**EXERCISE BRIEF**
In the records below, find the line with "Emit a Python" and the line with "END = dt.datetime(2010, 1, 1, 18, 26)"; return exactly those lines and every line between them.

**ROWS**
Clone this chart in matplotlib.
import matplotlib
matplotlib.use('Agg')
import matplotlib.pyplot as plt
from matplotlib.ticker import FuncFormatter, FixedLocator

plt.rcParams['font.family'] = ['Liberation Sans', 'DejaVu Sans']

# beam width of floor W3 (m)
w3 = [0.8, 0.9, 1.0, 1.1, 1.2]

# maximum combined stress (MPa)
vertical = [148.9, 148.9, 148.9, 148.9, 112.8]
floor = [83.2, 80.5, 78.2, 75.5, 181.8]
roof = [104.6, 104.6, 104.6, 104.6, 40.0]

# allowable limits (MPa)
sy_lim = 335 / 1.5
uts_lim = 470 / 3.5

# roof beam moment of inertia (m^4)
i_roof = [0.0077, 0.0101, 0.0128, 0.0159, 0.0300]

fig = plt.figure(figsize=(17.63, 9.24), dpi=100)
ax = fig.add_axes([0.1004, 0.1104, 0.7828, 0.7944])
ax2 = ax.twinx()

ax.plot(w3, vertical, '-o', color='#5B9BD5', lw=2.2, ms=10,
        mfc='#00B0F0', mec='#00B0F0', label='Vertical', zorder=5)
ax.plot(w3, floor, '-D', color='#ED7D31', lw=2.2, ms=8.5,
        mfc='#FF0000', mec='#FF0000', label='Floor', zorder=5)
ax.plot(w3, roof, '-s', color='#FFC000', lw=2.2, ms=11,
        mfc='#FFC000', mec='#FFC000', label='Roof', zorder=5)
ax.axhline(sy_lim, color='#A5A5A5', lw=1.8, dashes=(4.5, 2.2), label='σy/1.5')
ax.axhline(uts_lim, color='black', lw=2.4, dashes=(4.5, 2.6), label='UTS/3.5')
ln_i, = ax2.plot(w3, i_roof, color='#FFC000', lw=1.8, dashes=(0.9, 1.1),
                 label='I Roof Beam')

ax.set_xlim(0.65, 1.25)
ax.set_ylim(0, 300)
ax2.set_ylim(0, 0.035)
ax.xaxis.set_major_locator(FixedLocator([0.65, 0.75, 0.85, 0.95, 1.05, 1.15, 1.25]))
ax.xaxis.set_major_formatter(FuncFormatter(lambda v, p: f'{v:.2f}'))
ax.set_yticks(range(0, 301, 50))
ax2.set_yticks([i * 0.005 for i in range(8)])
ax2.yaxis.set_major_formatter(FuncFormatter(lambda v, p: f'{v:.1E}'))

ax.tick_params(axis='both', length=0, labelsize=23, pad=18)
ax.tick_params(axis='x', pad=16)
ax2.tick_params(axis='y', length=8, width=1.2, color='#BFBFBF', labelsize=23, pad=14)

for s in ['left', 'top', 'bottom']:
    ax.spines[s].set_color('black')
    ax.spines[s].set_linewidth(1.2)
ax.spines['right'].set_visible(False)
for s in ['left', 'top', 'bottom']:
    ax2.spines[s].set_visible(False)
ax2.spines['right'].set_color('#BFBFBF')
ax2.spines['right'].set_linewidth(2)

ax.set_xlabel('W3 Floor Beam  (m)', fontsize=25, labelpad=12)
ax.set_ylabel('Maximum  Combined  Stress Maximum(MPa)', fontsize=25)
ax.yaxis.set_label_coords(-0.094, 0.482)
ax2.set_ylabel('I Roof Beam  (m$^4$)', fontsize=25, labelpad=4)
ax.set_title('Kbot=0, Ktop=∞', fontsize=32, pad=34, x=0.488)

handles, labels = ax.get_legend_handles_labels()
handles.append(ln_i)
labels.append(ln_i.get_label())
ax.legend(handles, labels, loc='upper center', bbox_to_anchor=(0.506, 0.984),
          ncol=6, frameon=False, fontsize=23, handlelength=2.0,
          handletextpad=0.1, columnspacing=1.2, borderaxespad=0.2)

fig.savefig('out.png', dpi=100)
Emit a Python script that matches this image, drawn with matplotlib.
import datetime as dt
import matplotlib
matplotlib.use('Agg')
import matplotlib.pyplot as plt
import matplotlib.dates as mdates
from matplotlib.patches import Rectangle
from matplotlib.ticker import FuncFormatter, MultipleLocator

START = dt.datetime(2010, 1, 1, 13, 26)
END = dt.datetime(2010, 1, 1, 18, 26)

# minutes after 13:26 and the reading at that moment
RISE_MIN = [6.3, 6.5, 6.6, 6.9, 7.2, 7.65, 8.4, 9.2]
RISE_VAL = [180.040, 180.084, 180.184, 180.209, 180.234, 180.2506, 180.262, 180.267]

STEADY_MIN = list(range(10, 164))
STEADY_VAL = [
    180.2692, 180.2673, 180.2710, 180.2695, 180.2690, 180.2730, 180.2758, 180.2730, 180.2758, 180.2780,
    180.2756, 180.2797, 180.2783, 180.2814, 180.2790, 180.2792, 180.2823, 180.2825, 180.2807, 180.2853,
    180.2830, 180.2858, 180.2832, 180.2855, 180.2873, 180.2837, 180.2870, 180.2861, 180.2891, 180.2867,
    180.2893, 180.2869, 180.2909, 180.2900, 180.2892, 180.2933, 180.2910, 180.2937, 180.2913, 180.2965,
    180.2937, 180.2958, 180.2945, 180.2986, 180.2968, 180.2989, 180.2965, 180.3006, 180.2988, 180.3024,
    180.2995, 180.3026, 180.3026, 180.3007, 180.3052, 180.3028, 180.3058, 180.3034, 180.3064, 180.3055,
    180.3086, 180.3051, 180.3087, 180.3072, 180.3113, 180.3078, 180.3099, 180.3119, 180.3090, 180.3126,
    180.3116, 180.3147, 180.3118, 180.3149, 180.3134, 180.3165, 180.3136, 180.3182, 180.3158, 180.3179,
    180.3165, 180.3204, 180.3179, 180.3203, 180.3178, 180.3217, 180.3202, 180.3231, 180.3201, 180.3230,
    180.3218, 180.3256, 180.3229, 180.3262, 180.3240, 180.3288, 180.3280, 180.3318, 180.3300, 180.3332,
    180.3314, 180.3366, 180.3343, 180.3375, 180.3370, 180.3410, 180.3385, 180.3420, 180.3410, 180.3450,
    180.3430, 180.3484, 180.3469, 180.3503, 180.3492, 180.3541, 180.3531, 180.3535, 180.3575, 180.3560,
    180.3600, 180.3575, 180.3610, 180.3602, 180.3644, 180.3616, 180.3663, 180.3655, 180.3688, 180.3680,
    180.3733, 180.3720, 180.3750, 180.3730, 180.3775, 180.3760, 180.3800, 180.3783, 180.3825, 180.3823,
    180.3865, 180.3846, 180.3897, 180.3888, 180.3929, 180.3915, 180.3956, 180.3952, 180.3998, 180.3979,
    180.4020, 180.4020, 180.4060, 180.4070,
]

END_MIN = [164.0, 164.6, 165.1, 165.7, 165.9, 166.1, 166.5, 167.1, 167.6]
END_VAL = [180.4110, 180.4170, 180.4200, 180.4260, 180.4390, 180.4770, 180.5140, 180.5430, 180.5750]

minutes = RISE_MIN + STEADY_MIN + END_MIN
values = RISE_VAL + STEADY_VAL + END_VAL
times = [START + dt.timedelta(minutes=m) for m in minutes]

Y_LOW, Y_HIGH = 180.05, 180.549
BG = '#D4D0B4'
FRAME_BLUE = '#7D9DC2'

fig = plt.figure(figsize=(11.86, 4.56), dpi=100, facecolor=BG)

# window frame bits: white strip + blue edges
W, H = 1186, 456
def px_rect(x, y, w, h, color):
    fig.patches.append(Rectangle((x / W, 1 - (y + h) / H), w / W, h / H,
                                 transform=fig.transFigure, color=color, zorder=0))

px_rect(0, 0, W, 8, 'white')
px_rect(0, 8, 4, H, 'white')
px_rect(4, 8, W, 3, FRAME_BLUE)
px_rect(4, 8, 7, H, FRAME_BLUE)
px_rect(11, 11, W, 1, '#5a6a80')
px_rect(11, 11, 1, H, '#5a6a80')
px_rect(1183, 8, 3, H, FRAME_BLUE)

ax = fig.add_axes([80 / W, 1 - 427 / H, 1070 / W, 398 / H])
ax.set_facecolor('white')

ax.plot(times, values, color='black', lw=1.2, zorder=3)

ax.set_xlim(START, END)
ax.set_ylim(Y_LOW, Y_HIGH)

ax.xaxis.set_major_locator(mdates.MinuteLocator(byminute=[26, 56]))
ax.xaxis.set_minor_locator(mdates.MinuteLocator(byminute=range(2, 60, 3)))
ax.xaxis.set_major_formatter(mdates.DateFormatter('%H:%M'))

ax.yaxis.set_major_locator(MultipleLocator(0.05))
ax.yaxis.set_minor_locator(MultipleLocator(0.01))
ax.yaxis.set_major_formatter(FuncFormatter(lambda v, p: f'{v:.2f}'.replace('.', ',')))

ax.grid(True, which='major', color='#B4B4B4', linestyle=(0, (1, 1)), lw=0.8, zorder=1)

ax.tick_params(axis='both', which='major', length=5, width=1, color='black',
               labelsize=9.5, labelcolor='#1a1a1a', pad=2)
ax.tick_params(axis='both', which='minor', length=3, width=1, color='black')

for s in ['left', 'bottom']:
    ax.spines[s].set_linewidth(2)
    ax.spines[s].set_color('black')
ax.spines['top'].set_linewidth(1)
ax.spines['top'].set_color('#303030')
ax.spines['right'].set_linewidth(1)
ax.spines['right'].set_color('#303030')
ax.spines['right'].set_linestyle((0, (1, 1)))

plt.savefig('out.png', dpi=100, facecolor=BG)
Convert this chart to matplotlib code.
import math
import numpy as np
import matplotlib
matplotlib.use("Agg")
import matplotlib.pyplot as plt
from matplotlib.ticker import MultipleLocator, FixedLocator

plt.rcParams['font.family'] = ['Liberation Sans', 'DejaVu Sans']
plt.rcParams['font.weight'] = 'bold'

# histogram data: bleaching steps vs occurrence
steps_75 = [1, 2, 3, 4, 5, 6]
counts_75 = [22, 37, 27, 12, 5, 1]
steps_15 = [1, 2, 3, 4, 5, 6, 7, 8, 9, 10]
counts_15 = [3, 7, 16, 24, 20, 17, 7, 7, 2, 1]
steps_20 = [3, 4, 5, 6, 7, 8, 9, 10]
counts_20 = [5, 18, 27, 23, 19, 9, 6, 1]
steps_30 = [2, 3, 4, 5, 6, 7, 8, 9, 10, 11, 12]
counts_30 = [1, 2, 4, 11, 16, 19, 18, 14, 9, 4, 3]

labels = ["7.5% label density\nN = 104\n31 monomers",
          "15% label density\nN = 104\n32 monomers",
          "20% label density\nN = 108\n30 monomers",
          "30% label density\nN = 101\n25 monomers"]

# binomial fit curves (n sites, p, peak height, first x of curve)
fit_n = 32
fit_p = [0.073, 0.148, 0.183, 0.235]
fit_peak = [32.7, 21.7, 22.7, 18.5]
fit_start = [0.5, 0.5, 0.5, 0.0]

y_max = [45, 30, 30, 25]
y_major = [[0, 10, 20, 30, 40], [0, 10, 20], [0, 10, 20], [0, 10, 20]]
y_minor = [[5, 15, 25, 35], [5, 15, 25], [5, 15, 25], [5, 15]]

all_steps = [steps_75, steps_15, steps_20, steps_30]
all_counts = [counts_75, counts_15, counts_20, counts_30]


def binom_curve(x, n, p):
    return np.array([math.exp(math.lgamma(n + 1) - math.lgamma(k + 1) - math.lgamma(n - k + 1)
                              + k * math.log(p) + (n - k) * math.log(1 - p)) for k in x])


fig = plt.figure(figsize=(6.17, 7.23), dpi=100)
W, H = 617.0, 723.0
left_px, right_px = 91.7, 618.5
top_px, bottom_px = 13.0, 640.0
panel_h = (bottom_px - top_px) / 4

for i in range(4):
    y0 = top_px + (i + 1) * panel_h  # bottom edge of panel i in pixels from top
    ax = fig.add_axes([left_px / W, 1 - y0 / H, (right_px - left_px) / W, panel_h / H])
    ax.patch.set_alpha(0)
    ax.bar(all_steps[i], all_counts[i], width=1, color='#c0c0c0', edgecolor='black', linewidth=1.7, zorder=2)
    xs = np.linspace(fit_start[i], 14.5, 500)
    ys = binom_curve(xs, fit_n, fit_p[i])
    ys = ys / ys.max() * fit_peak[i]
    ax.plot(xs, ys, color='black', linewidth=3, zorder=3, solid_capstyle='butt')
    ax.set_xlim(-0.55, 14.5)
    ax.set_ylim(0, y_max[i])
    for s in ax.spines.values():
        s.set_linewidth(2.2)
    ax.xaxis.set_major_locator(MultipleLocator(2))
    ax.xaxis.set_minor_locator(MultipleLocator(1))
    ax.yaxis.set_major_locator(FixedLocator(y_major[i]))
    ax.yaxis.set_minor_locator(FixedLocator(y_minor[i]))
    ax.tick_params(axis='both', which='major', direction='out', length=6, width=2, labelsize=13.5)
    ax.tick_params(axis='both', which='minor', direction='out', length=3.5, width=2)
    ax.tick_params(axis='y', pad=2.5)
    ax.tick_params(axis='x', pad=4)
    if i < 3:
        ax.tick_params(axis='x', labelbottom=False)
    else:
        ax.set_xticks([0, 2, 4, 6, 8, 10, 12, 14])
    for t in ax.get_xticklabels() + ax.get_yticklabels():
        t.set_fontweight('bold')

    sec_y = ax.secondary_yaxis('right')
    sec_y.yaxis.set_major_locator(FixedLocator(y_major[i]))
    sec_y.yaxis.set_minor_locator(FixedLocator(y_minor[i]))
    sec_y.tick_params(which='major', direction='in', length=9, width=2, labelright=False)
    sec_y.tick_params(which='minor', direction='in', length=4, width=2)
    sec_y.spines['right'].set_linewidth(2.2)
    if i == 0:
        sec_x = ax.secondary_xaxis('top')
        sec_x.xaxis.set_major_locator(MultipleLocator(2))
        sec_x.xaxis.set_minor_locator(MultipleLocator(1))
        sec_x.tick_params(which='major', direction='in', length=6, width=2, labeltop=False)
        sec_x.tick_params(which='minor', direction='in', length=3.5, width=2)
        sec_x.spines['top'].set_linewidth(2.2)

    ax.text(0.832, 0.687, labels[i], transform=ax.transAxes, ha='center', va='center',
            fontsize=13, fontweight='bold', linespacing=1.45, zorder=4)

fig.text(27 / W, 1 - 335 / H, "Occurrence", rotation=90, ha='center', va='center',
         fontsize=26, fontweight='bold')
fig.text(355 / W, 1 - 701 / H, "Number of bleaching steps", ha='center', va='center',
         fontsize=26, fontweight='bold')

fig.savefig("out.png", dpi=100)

**FINAL RESULT**
Emit a Python script that matches this image, drawn with matplotlib.
import datetime as dt
import matplotlib
matplotlib.use('Agg')
import matplotlib.pyplot as plt
import matplotlib.dates as mdates
from matplotlib.patches import Rectangle
from matplotlib.ticker import FuncFormatter, MultipleLocator

START = dt.datetime(2010, 1, 1, 13, 26)
END = dt.datetime(2010, 1, 1, 18, 26)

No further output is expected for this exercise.